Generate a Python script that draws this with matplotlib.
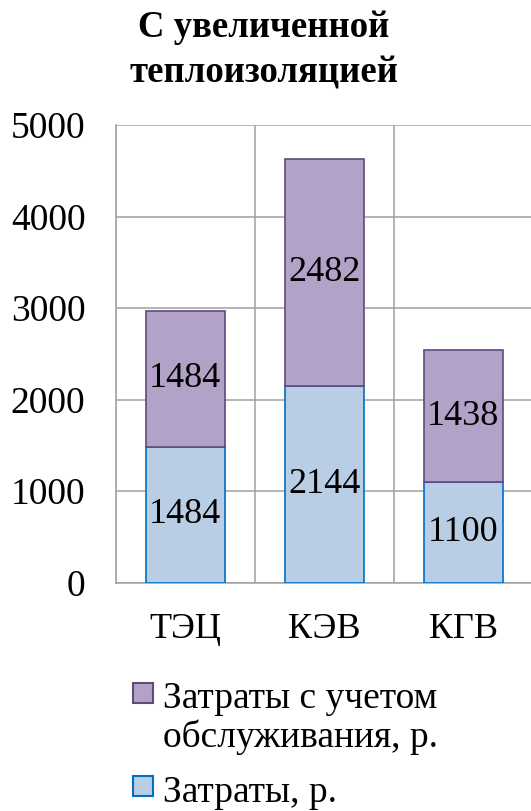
import matplotlib
matplotlib.use("Agg")
import matplotlib.pyplot as plt
from matplotlib.legend_handler import HandlerPatch
from matplotlib.patches import Rectangle

categories = ["ТЭЦ", "КЭВ", "КГВ"]
costs = [1484, 2144, 1100]
service_costs = [1484, 2482, 1438]
series_names = ["Затраты, р.", "Затраты с учетом\nобслуживания, р."]
y_ticks = [0, 1000, 2000, 3000, 4000, 5000]

plt.rcParams["font.family"] = ["Liberation Serif", "DejaVu Serif"]

W, H = 531, 811
fig = plt.figure(figsize=(W / 100, H / 100), dpi=100)
ax = fig.add_axes([116 / W, 1 - 582.5 / H, (533 - 116) / W, (582.5 - 125) / H])

x = list(range(len(categories)))
bar_w = 0.575

low = ax.bar(x, costs, width=bar_w, color="#B9CDE5", edgecolor="#0070C0",
             linewidth=1.2, zorder=3)
high = ax.bar(x, service_costs, width=bar_w, bottom=costs, color="#B3A2C7",
              edgecolor="#604A7B", linewidth=1.2, zorder=3)

ax.bar_label(low, label_type="center", fontsize=26)
ax.bar_label(high, label_type="center", fontsize=26)

ax.set_xlim(-0.5, len(categories) - 0.5)
ax.set_ylim(0, 5000)
ax.set_yticks(y_ticks)
ax.set_xticks(x)
ax.set_xticklabels(categories)
ax.set_xticks([i - 0.5 for i in range(len(categories) + 1)], minor=True)

ax.grid(True, axis="y", color="#A0A0A0", linewidth=1.1, zorder=0)
ax.grid(True, axis="x", which="minor", color="#A0A0A0", linewidth=1.1, zorder=0)
ax.set_axisbelow(True)
ax.tick_params(axis="both", which="both", length=0)
ax.tick_params(axis="y", pad=22, labelsize=27)
ax.tick_params(axis="x", pad=22, labelsize=26)
for side in ["top", "right"]:
    ax.spines[side].set_visible(False)
for side in ["left", "bottom"]:
    ax.spines[side].set_color("#A0A0A0")
    ax.spines[side].set_linewidth(1.1)

fig.text(0.497, 1 - 10 / H, "С увеличенной\nтеплоизоляцией", ha="center", va="top",
         fontsize=26.5, fontweight="bold", linespacing=1.4)


# legend marker sits next to the first line of a wrapped label
class TopPatch(HandlerPatch):
    def create_artists(self, legend, orig_handle, xdescent, ydescent,
                       width, height, fontsize, trans):
        lines = orig_handle.get_label().count("\n")
        shift = lines * fontsize * 0.6
        size = fontsize * 0.54
        p = Rectangle((-xdescent, -ydescent + shift + (height - size) / 2 + 2), size, size,
                      facecolor=orig_handle.get_facecolor(),
                      edgecolor=orig_handle.get_edgecolor(), linewidth=1.5,
                      transform=trans)
        return [p]


handles = [high.patches[0], low.patches[0]]
labels = [series_names[1], series_names[0]]
for h, name in zip(handles, labels):
    h.set_label(name)
leg = fig.legend(handles, labels,
                 handler_map={Rectangle: TopPatch()},
                 loc="upper left", bbox_to_anchor=(133 / W, 1 - 682 / H),
                 frameon=False, fontsize=27, borderpad=0, borderaxespad=0,
                 handlelength=0.54, handletextpad=0.25, labelspacing=0.55)
for t in leg.get_texts():
    t.set_linespacing(1.1)

fig.savefig("out.png", dpi=100)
#####
## DO THIS
Leave out the pictures, then repeat the listing above exactly from its first line to the line with "ax.spines[side].set_linewidth(1.1)", inclusive.

## ANSWER TO THIS TASK
Generate a Python script that draws this with matplotlib.
import matplotlib
matplotlib.use("Agg")
import matplotlib.pyplot as plt
from matplotlib.legend_handler import HandlerPatch
from matplotlib.patches import Rectangle

categories = ["ТЭЦ", "КЭВ", "КГВ"]
costs = [1484, 2144, 1100]
service_costs = [1484, 2482, 1438]
series_names = ["Затраты, р.", "Затраты с учетом\nобслуживания, р."]
y_ticks = [0, 1000, 2000, 3000, 4000, 5000]

plt.rcParams["font.family"] = ["Liberation Serif", "DejaVu Serif"]

W, H = 531, 811
fig = plt.figure(figsize=(W / 100, H / 100), dpi=100)
ax = fig.add_axes([116 / W, 1 - 582.5 / H, (533 - 116) / W, (582.5 - 125) / H])

x = list(range(len(categories)))
bar_w = 0.575

low = ax.bar(x, costs, width=bar_w, color="#B9CDE5", edgecolor="#0070C0",
             linewidth=1.2, zorder=3)
high = ax.bar(x, service_costs, width=bar_w, bottom=costs, color="#B3A2C7",
              edgecolor="#604A7B", linewidth=1.2, zorder=3)

ax.bar_label(low, label_type="center", fontsize=26)
ax.bar_label(high, label_type="center", fontsize=26)

ax.set_xlim(-0.5, len(categories) - 0.5)
ax.set_ylim(0, 5000)
ax.set_yticks(y_ticks)
ax.set_xticks(x)
ax.set_xticklabels(categories)
ax.set_xticks([i - 0.5 for i in range(len(categories) + 1)], minor=True)

ax.grid(True, axis="y", color="#A0A0A0", linewidth=1.1, zorder=0)
ax.grid(True, axis="x", which="minor", color="#A0A0A0", linewidth=1.1, zorder=0)
ax.set_axisbelow(True)
ax.tick_params(axis="both", which="both", length=0)
ax.tick_params(axis="y", pad=22, labelsize=27)
ax.tick_params(axis="x", pad=22, labelsize=26)
for side in ["top", "right"]:
    ax.spines[side].set_visible(False)
for side in ["left", "bottom"]:
    ax.spines[side].set_color("#A0A0A0")
    ax.spines[side].set_linewidth(1.1)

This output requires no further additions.